-- DATASET CONTENT --
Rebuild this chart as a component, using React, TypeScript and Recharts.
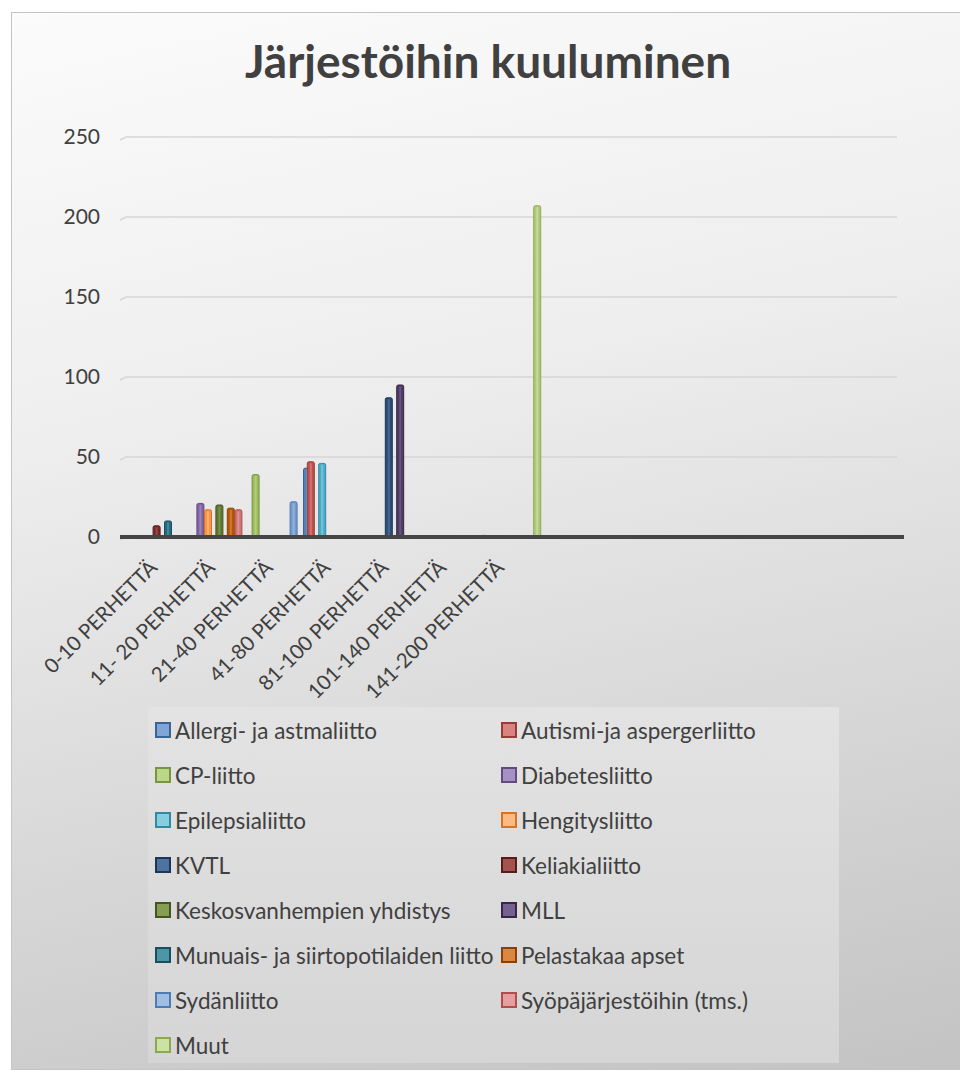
import React from 'react';
import { BarChart, Bar, XAxis, YAxis, CartesianGrid, Legend } from 'recharts';

const title = 'Järjestöihin kuuluminen';

const categories = [
  '0-10 PERHETTÄ',
  '11- 20 PERHETTÄ',
  '21-40 PERHETTÄ',
  '41-80 PERHETTÄ',
  '81-100 PERHETTÄ',
  '101-140 PERHETTÄ',
  '141-200 PERHETTÄ',
  '', '', '', '', '', '',
];

const yTicks = [0, 50, 100, 150, 200, 250];

// values per category (null = no bar)
const allergi = [null, null, null, 43, null, null, 1, null, null, null, null, null, null];
const autismi = [null, null, null, 47, null, null, null, null, null, null, null, null, null];
const cpLiitto = [null, null, 39, null, null, null, null, null, null, null, null, null, null];
const diabetes = [null, 21, null, null, null, null, null, null, null, null, null, null, null];
const epilepsia = [null, null, null, 46, null, null, null, null, null, null, null, null, null];
const hengitys = [null, 17, null, null, null, null, null, null, null, null, null, null, null];
const kvtl = [null, null, null, null, 87, null, null, null, null, null, null, null, null];
const keliakia = [7, null, null, null, null, null, null, null, null, null, null, null, null];
const keskos = [null, 20, null, null, null, null, null, null, null, null, null, null, null];
const mll = [null, null, null, null, 95, null, null, null, null, null, null, null, null];
const munuais = [10, null, null, null, null, null, null, null, null, null, null, null, null];
const pelastakaa = [null, 18, null, null, null, null, null, null, null, null, null, null, null];
const sydan = [null, null, 22, null, null, null, null, null, null, null, null, null, null];
const syopa = [null, 17, null, null, null, null, null, null, null, null, null, null, null];
const muut = [null, null, null, null, null, null, 207, null, null, null, null, null, null];

const seriesNames = [
  'Allergi- ja astmaliitto',
  'Autismi-ja aspergerliitto',
  'CP-liitto',
  'Diabetesliitto',
  'Epilepsialiitto',
  'Hengitysliitto',
  'KVTL',
  'Keliakialiitto',
  'Keskosvanhempien yhdistys',
  'MLL',
  'Munuais- ja siirtopotilaiden liitto',
  'Pelastakaa apset',
  'Sydänliitto',
  'Syöpäjärjestöihin (tms.)',
  'Muut',
];

const seriesValues = [
  allergi, autismi, cpLiitto, diabetes, epilepsia, hengitys, kvtl, keliakia,
  keskos, mll, munuais, pelastakaa, sydan, syopa, muut,
];

const seriesColors = [
  '#4F81BD', '#C0504D', '#9BBB59', '#8064A2', '#4BACC6', '#F79646', '#2C4D75', '#772C2A',
  '#5F7530', '#4D3B62', '#276A7C', '#B65708', '#729ACA', '#CD7371', '#AFC97A',
];
const seriesStrokes = [
  '#3A6396', '#9A3B38', '#789540', '#624B80', '#3489A0', '#D9731F', '#1E3655', '#561D1C',
  '#445522', '#352847', '#1A4E5C', '#8C4104', '#4F7CB5', '#B14E4C', '#8AAA4E',
];
const seriesLights = [
  '#7FA6D6', '#D98280', '#BCD68A', '#A790C2', '#86CDE0', '#FBB984', '#4E73A0', '#A4524F',
  '#869E52', '#75608F', '#4E95A8', '#DB8740', '#A0BEE2', '#E3A09E', '#CDE0A6',
];

const data = categories.map((name, i) => {
  const row: Record<string, any> = { name };
  seriesValues.forEach((vals, s) => {
    row[`s${s}`] = vals[i];
  });
  return row;
});

const FONT = 'Lato, "Open Sans", sans-serif';
const TEXT = '#404040';

const makeShape = (s: number) => (props: any) => {
  const { x, y, width, height } = props;
  if (!height || height <= 0) return <g />;
  const w = 7;
  const cx = x + width / 2;
  return (
    <g>
      <rect x={cx - w / 2} y={y} width={w} height={height + 1} rx={1.6} ry={1.6}
        fill={seriesColors[s]} stroke={seriesStrokes[s]} strokeWidth={1} />
      <rect x={cx - 1} y={y + 1.5} width={2} height={Math.max(0, height - 1.5)}
        fill={seriesLights[s]} opacity={0.7} />
    </g>
  );
};

const XTick = (props: any) => {
  const { x, y, payload, index } = props;
  if (!payload || !payload.value) return <g />;
  return (
    <g transform={`translate(${x + 2 - index * 1.2},${y + 32})`}>
      <text textAnchor="end" transform="rotate(-45)" fontSize={20.5} fill={TEXT} fontFamily={FONT}>
        {payload.value}
      </text>
    </g>
  );
};

const GridLine = (props: any) => {
  const { x1, x2, y1, y2 } = props;
  return (
    <g>
      <line x1={x1 + 6} x2={x2 - 7} y1={y1} y2={y2} stroke="#d6d6d6" strokeWidth={1.5} />
      <line x1={x1} x2={x1 + 6} y1={y1 + 3} y2={y1} stroke="#d6d6d6" strokeWidth={1.5} />
    </g>
  );
};

const LegendContent = () => (
  <div
    style={{
      width: 691,
      height: 356,
      background: 'linear-gradient(to bottom, #e3e3e3, #d5d5d5)',
      position: 'relative',
      fontFamily: FONT,
      fontSize: 22.5,
      color: TEXT,
    }}
  >
    {seriesNames.map((n, i) => {
      const col = i % 2;
      const row = Math.floor(i / 2);
      return (
        <div
          key={n}
          style={{
            position: 'absolute',
            left: col === 0 ? 7 : 353,
            top: row * 45 + 23 - 15,
            height: 30,
            display: 'flex',
            alignItems: 'center',
            whiteSpace: 'nowrap',
          }}
        >
          <span
            style={{
              display: 'inline-block',
              width: 12,
              height: 12,
              background: seriesLights[i],
              border: `2px solid ${seriesStrokes[i]}`,
              marginRight: 4,
            }}
          />
          <span>{n}</span>
        </div>
      );
    })}
  </div>
);

export default function App() {
  return (
    <div
      style={{
        position: 'relative',
        marginLeft: 3,
        marginTop: 4,
        width: 954,
        height: 1058,
        boxSizing: 'border-box',
        border: '1px solid #c4c4c4',
        background: 'linear-gradient(168deg, #fbfbfb 0%, #eeeeee 35%, #dadada 65%, #c3c3c3 100%)',
      }}
    >
      <svg width={954} height={110} style={{ position: 'absolute', left: -1, top: -1 }}>
        <text x={477} y={66} textAnchor="middle" fontSize={46} fontWeight={700} fill={TEXT} fontFamily={FONT}>
          {title}
        </text>
      </svg>
      <div style={{ position: 'absolute', left: -1, top: -1 }}>
        <BarChart
          width={954}
          height={1058}
          data={data}
          margin={{ top: 125, right: 61, bottom: 503, left: 0 }}
          barSize={4}
          barGap={-0.2}
        >
          <CartesianGrid vertical={false} horizontal={(p: any) => <GridLine key={p.key} {...p} />} />
          <YAxis
            width={109}
            domain={[0, 250]}
            ticks={yTicks}
            axisLine={false}
            tickLine={false}
            tickSize={0}
            tickMargin={20}
            tick={{ fontSize: 21, fill: TEXT, fontFamily: FONT }}
          />
          {seriesNames.map((n, s) => (
            <Bar
              key={n}
              dataKey={`s${s}`}
              name={n}
              fill={seriesColors[s]}
              isAnimationActive={false}
              shape={makeShape(s)}
            />
          ))}
          <XAxis
            dataKey="name"
            height={30}
            interval={0}
            padding={{ left: 7, right: 10 }}
            axisLine={{ stroke: '#454545', strokeWidth: 4 }}
            tickLine={false}
            tickSize={0}
            tickMargin={0}
            tick={<XTick />}
          />
          <Legend
            layout="vertical"
            align="center"
            verticalAlign="middle"
            wrapperStyle={{ left: 137, top: 695, width: 691, height: 356 }}
            content={<LegendContent />}
          />
        </BarChart>
      </div>
    </div>
  );
}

-- PROMPT --
Produce an exact copy of each line of data, skipping embedded images.

-- RIGHT ANSWER --
Rebuild this chart as a component, using React, TypeScript and Recharts.
import React from 'react';
import { BarChart, Bar, XAxis, YAxis, CartesianGrid, Legend } from 'recharts';

const title = 'Järjestöihin kuuluminen';

const categories = [
  '0-10 PERHETTÄ',
  '11- 20 PERHETTÄ',
  '21-40 PERHETTÄ',
  '41-80 PERHETTÄ',
  '81-100 PERHETTÄ',
  '101-140 PERHETTÄ',
  '141-200 PERHETTÄ',
  '', '', '', '', '', '',
];

const yTicks = [0, 50, 100, 150, 200, 250];

// values per category (null = no bar)
const allergi = [null, null, null, 43, null, null, 1, null, null, null, null, null, null];
const autismi = [null, null, null, 47, null, null, null, null, null, null, null, null, null];
const cpLiitto = [null, null, 39, null, null, null, null, null, null, null, null, null, null];
const diabetes = [null, 21, null, null, null, null, null, null, null, null, null, null, null];
const epilepsia = [null, null, null, 46, null, null, null, null, null, null, null, null, null];
const hengitys = [null, 17, null, null, null, null, null, null, null, null, null, null, null];
const kvtl = [null, null, null, null, 87, null, null, null, null, null, null, null, null];
const keliakia = [7, null, null, null, null, null, null, null, null, null, null, null, null];
const keskos = [null, 20, null, null, null, null, null, null, null, null, null, null, null];
const mll = [null, null, null, null, 95, null, null, null, null, null, null, null, null];
const munuais = [10, null, null, null, null, null, null, null, null, null, null, null, null];
const pelastakaa = [null, 18, null, null, null, null, null, null, null, null, null, null, null];
const sydan = [null, null, 22, null, null, null, null, null, null, null, null, null, null];
const syopa = [null, 17, null, null, null, null, null, null, null, null, null, null, null];
const muut = [null, null, null, null, null, null, 207, null, null, null, null, null, null];

const seriesNames = [
  'Allergi- ja astmaliitto',
  'Autismi-ja aspergerliitto',
  'CP-liitto',
  'Diabetesliitto',
  'Epilepsialiitto',
  'Hengitysliitto',
  'KVTL',
  'Keliakialiitto',
  'Keskosvanhempien yhdistys',
  'MLL',
  'Munuais- ja siirtopotilaiden liitto',
  'Pelastakaa apset',
  'Sydänliitto',
  'Syöpäjärjestöihin (tms.)',
  'Muut',
];

const seriesValues = [
  allergi, autismi, cpLiitto, diabetes, epilepsia, hengitys, kvtl, keliakia,
  keskos, mll, munuais, pelastakaa, sydan, syopa, muut,
];

const seriesColors = [
  '#4F81BD', '#C0504D', '#9BBB59', '#8064A2', '#4BACC6', '#F79646', '#2C4D75', '#772C2A',
  '#5F7530', '#4D3B62', '#276A7C', '#B65708', '#729ACA', '#CD7371', '#AFC97A',
];
const seriesStrokes = [
  '#3A6396', '#9A3B38', '#789540', '#624B80', '#3489A0', '#D9731F', '#1E3655', '#561D1C',
  '#445522', '#352847', '#1A4E5C', '#8C4104', '#4F7CB5', '#B14E4C', '#8AAA4E',
];
const seriesLights = [
  '#7FA6D6', '#D98280', '#BCD68A', '#A790C2', '#86CDE0', '#FBB984', '#4E73A0', '#A4524F',
  '#869E52', '#75608F', '#4E95A8', '#DB8740', '#A0BEE2', '#E3A09E', '#CDE0A6',
];

const data = categories.map((name, i) => {
  const row: Record<string, any> = { name };
  seriesValues.forEach((vals, s) => {
    row[`s${s}`] = vals[i];
  });
  return row;
});

const FONT = 'Lato, "Open Sans", sans-serif';
const TEXT = '#404040';

const makeShape = (s: number) => (props: any) => {
  const { x, y, width, height } = props;
  if (!height || height <= 0) return <g />;
  const w = 7;
  const cx = x + width / 2;
  return (
    <g>
      <rect x={cx - w / 2} y={y} width={w} height={height + 1} rx={1.6} ry={1.6}
        fill={seriesColors[s]} stroke={seriesStrokes[s]} strokeWidth={1} />
      <rect x={cx - 1} y={y + 1.5} width={2} height={Math.max(0, height - 1.5)}
        fill={seriesLights[s]} opacity={0.7} />
    </g>
  );
};

const XTick = (props: any) => {
  const { x, y, payload, index } = props;
  if (!payload || !payload.value) return <g />;
  return (
    <g transform={`translate(${x + 2 - index * 1.2},${y + 32})`}>
      <text textAnchor="end" transform="rotate(-45)" fontSize={20.5} fill={TEXT} fontFamily={FONT}>
        {payload.value}
      </text>
    </g>
  );
};

const GridLine = (props: any) => {
  const { x1, x2, y1, y2 } = props;
  return (
    <g>
      <line x1={x1 + 6} x2={x2 - 7} y1={y1} y2={y2} stroke="#d6d6d6" strokeWidth={1.5} />
      <line x1={x1} x2={x1 + 6} y1={y1 + 3} y2={y1} stroke="#d6d6d6" strokeWidth={1.5} />
    </g>
  );
};

const LegendContent = () => (
  <div
    style={{
      width: 691,
      height: 356,
      background: 'linear-gradient(to bottom, #e3e3e3, #d5d5d5)',
      position: 'relative',
      fontFamily: FONT,
      fontSize: 22.5,
      color: TEXT,
    }}
  >
    {seriesNames.map((n, i) => {
      const col = i % 2;
      const row = Math.floor(i / 2);
      return (
        <div
          key={n}
          style={{
            position: 'absolute',
            left: col === 0 ? 7 : 353,
            top: row * 45 + 23 - 15,
            height: 30,
            display: 'flex',
            alignItems: 'center',
            whiteSpace: 'nowrap',
          }}
        >
          <span
            style={{
              display: 'inline-block',
              width: 12,
              height: 12,
              background: seriesLights[i],
              border: `2px solid ${seriesStrokes[i]}`,
              marginRight: 4,
            }}
          />
          <span>{n}</span>
        </div>
      );
    })}
  </div>
);

export default function App() {
  return (
    <div
      style={{
        position: 'relative',
        marginLeft: 3,
        marginTop: 4,
        width: 954,
        height: 1058,
        boxSizing: 'border-box',
        border: '1px solid #c4c4c4',
        background: 'linear-gradient(168deg, #fbfbfb 0%, #eeeeee 35%, #dadada 65%, #c3c3c3 100%)',
      }}
    >
      <svg width={954} height={110} style={{ position: 'absolute', left: -1, top: -1 }}>
        <text x={477} y={66} textAnchor="middle" fontSize={46} fontWeight={700} fill={TEXT} fontFamily={FONT}>
          {title}
        </text>
      </svg>
      <div style={{ position: 'absolute', left: -1, top: -1 }}>
        <BarChart
          width={954}
          height={1058}
          data={data}
          margin={{ top: 125, right: 61, bottom: 503, left: 0 }}
          barSize={4}
          barGap={-0.2}
        >
          <CartesianGrid vertical={false} horizontal={(p: any) => <GridLine key={p.key} {...p} />} />
          <YAxis
            width={109}
            domain={[0, 250]}
            ticks={yTicks}
            axisLine={false}
            tickLine={false}
            tickSize={0}
            tickMargin={20}
            tick={{ fontSize: 21, fill: TEXT, fontFamily: FONT }}
          />
          {seriesNames.map((n, s) => (
            <Bar
              key={n}
              dataKey={`s${s}`}
              name={n}
              fill={seriesColors[s]}
              isAnimationActive={false}
              shape={makeShape(s)}
            />
          ))}
          <XAxis
            dataKey="name"
            height={30}
            interval={0}
            padding={{ left: 7, right: 10 }}
            axisLine={{ stroke: '#454545', strokeWidth: 4 }}
            tickLine={false}
            tickSize={0}
            tickMargin={0}
            tick={<XTick />}
          />
          <Legend
            layout="vertical"
            align="center"
            verticalAlign="middle"
            wrapperStyle={{ left: 137, top: 695, width: 691, height: 356 }}
            content={<LegendContent />}
          />
        </BarChart>
      </div>
    </div>
  );
}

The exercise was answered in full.